BEIJING (AFP, Reuters) - China's economy grew 7.3 per cent in the third quarter from a year earlier, a near six-year low for the world's second-largest economy but higher than the 7.2 per cent expected by analysts.
The figure for the July-September period announced by the National Bureau of Statistics (NBR) on Tuesday is lower than the expansion of 7.5 per cent in the previous three months.
It is also the slowest since the 6.6 per cent recorded in the first quarter of 2009, in the depths of the global financial crisis.
"China's economy showed a good momentum of stable growth in the first three quarters of the year with progress made and quality improved," the NBS said in a statement. "However we should keep in mind that the internal and external environment is still complicated and the economic development still faces many challenges.
"We should maintain the continuity and the stability of macro policies and make anticipatory adjustments and fine-tuning in an appropriate and timely manner, so as to achieve a stable and sound development of the national economy."
China's economy is suffering from a deflating property bubble, a government crackdown on corruption and weak demand from Europe, prompting authorities to introduce monetary easing measures.
But officials were quick to put a largely positive spin on the GDP figure.
The economy showed "good momentum of stable growth" in the first three quarters, said NBS spokesman Sheng Laiyun, with "progress made and quality improved".
But he acknowledged that the third-quarter slowdown was partly due to "unexpectedly greater pains brought by the structural reform" which included "still pronounced overcapacity in traditional industries" and a correction in the property market this year.

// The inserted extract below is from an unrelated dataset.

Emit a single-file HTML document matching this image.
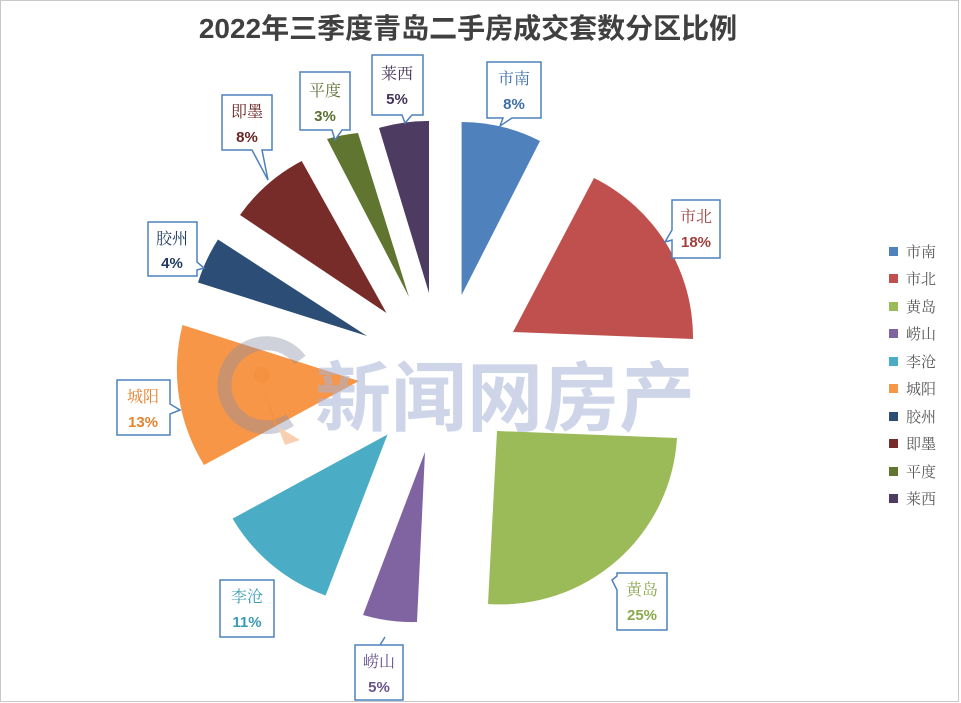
<!DOCTYPE html>
<html><head><meta charset="utf-8"><style>
body{margin:0;background:#fff}
svg{display:block}
.t{font-family:"Liberation Serif","Noto Serif CJK SC",serif;font-size:16px;text-anchor:middle}
.p{font-family:"Liberation Sans","Noto Sans CJK SC",sans-serif;font-size:15px;font-weight:bold;text-anchor:middle}
.lg{font-family:"Liberation Serif","Noto Serif CJK SC",serif;font-size:15px;fill:#595959}
</style></head><body>
<svg width="961" height="703" viewBox="0 0 961 703" xmlns="http://www.w3.org/2000/svg">
<rect x="0.5" y="0.5" width="958" height="701" fill="#fff" stroke="#c8c8c8"/>
<text x="468" y="38" font-family="Liberation Sans,Noto Sans CJK SC,sans-serif" font-size="28" font-weight="bold" fill="#404040" text-anchor="middle">2022年三季度青岛二手房成交套数分区比例</text>
<g>
<path d="M461.6 295 L461.6 122 A173 173 0 0 1 540 141 Z" fill="#4f81bd"/>
<path d="M513 332 L594 178 A178 178 0 0 1 693 339 Z" fill="#c0504d"/>
<path d="M497 431 L677 438 A177 177 0 0 1 488 604 Z" fill="#9bbb59"/>
<path d="M425 452 L417 622 A174 174 0 0 1 363 615 Z" fill="#8064a2"/>
<path d="M387.5 434.5 L325.6 595.5 A176 176 0 0 1 232.6 518.6 Z" fill="#4bacc6"/>
<path d="M359 381 L204 465 A181 181 0 0 1 182.5 325 Z" fill="#f79646"/>
<path d="M367 336 L198 282.5 A178 178 0 0 1 218 239.5 Z" fill="#2c4d75"/>
<path d="M386.5 313 L240 215 A176 176 0 0 1 301.7 161 Z" fill="#772c2a"/>
<path d="M409 297 L327 139 A178 178 0 0 1 358 133 Z" fill="#5f7530"/>
<path d="M429 293 L379 128 A172 172 0 0 1 429 121 Z" fill="#4d3b62"/>
</g>
<g opacity="0.4">
<path d="M300 360 A42 42 0 1 0 290 420" fill="none" stroke="#8a8fa8" stroke-width="14"/>
<circle cx="262" cy="375" r="8" fill="#f08a3c"/>
<path d="M262 385 L275 425 L300 440 L285 445 Z" fill="#f08a3c"/>
</g>
<text x="505" y="425" font-family="Noto Sans CJK SC,sans-serif" font-size="76" font-weight="bold" fill="#a9b3d6" opacity="0.55" text-anchor="middle">新闻网房产</text>
<g fill="#fff" stroke="#4f81bd" stroke-width="1.5">
<path d="M487 62 H541 V118 H512 L500 126 L503 118 H487 Z"/>
<path d="M672 200 H720 V258 H672 V240 L665 242 L672 230 Z"/>
<path d="M617 573 H667 V630 H617 V590 L612 580 L617 576 Z"/>
<path d="M355 645 H403 V700 H355 Z M380 645 L385 637"/>
<path d="M220 580 H274 V637 H220 Z"/>
<path d="M117 380 H170 V404 L180 410 L170 414 V435 H117 Z"/>
<path d="M148 222 H197 V262 L204 268 L197 270 V276 H148 Z"/>
<path d="M222 95 H272 V150 H262 L268 180 L252 150 H222 Z"/>
<path d="M300 72 H350 V130 H342 L335 140 L332 130 H300 Z"/>
<path d="M372 55 H423 V115 H412 L405 123 L402 115 H372 Z"/>
</g>
<text class="t" x="514" y="84" fill="#3d6fa8">市南</text><text class="p" x="514" y="109" fill="#3d6fa8">8%</text>
<text class="t" x="696" y="222" fill="#a13f3c">市北</text><text class="p" x="696" y="247" fill="#a13f3c">18%</text>
<text class="t" x="642" y="595" fill="#8aa84c">黄岛</text><text class="p" x="642" y="620" fill="#8aa84c">25%</text>
<text class="t" x="379" y="667" fill="#6b5490">崂山</text><text class="p" x="379" y="692" fill="#6b5490">5%</text>
<text class="t" x="247" y="602" fill="#3a9bb5">李沧</text><text class="p" x="247" y="627" fill="#3a9bb5">11%</text>
<text class="t" x="143" y="402" fill="#e5832f">城阳</text><text class="p" x="143" y="427" fill="#e5832f">13%</text>
<text class="t" x="172" y="244" fill="#1f3b5f">胶州</text><text class="p" x="172" y="268" fill="#1f3b5f">4%</text>
<text class="t" x="247" y="117" fill="#6b2523">即墨</text><text class="p" x="247" y="142" fill="#6b2523">8%</text>
<text class="t" x="325" y="96" fill="#5a6e2d">平度</text><text class="p" x="325" y="121" fill="#5a6e2d">3%</text>
<text class="t" x="397" y="79" fill="#42335a">莱西</text><text class="p" x="397" y="104" fill="#42335a">5%</text>
<g>
<rect x="889" y="247" width="9" height="9" fill="#4f81bd"/><text class="lg" x="906" y="257">市南</text>
<rect x="889" y="274" width="9" height="9" fill="#c0504d"/><text class="lg" x="906" y="284">市北</text>
<rect x="889" y="302" width="9" height="9" fill="#9bbb59"/><text class="lg" x="906" y="312">黄岛</text>
<rect x="889" y="329" width="9" height="9" fill="#8064a2"/><text class="lg" x="906" y="339">崂山</text>
<rect x="889" y="357" width="9" height="9" fill="#4bacc6"/><text class="lg" x="906" y="367">李沧</text>
<rect x="889" y="384" width="9" height="9" fill="#f79646"/><text class="lg" x="906" y="394">城阳</text>
<rect x="889" y="412" width="9" height="9" fill="#2c4d75"/><text class="lg" x="906" y="422">胶州</text>
<rect x="889" y="439" width="9" height="9" fill="#772c2a"/><text class="lg" x="906" y="449">即墨</text>
<rect x="889" y="467" width="9" height="9" fill="#5f7530"/><text class="lg" x="906" y="477">平度</text>
<rect x="889" y="494" width="9" height="9" fill="#4d3b62"/><text class="lg" x="906" y="504">莱西</text>
</g>
</svg>
</body></html>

"The internal and external environment is still complicated and the economic development still faces many challenges," he said.

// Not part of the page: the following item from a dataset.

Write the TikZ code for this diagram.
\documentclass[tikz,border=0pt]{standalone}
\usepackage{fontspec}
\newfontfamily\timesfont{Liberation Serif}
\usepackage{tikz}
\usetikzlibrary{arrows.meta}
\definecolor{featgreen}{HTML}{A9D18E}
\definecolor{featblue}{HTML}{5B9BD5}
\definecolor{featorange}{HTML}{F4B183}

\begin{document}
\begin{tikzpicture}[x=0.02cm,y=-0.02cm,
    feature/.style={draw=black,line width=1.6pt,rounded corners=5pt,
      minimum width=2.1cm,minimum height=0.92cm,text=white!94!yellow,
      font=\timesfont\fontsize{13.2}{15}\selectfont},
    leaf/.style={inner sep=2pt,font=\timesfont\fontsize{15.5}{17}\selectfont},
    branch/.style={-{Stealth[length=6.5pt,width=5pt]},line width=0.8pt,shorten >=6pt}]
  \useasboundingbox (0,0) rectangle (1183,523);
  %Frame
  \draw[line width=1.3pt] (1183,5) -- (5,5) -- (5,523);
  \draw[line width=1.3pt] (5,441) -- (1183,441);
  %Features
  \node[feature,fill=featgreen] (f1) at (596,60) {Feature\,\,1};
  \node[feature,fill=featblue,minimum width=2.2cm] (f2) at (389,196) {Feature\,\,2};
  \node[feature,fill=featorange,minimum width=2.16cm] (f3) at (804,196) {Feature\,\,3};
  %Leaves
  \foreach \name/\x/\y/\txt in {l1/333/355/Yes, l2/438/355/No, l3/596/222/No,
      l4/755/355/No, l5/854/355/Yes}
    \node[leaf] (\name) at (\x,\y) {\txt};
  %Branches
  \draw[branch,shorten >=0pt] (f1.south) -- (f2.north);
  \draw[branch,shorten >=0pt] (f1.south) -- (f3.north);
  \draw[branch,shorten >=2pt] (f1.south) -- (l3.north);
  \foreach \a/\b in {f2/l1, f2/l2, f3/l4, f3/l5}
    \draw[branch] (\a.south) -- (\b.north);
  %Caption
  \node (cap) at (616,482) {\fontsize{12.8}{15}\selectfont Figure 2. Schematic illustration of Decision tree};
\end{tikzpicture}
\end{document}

The NBS said the economy expanded 7.4 per cent in the first nine months of the year, and Sheng said growth had remained in a "reasonable range" as, among other factors, job creation was stable.
China's official growth target for this year was set at about 7.5 per cent in March, the same as last year, though officials including Premier Li Keqiang have openly stated it could come in lower.
The NBS also said industrial production, which measures output at factories, workshops and mines, rose 8.0 per cent year-on-year in September. That was a rebound from a more than five year low of 6.9 per cent in August.
Retail sales, a key indicator of consumer spending, expanded 11.6 per cent in the same month, while fixed asset investment, a measure of government spending on infrastructure, rose 16.1 per cent on-year in the first nine months.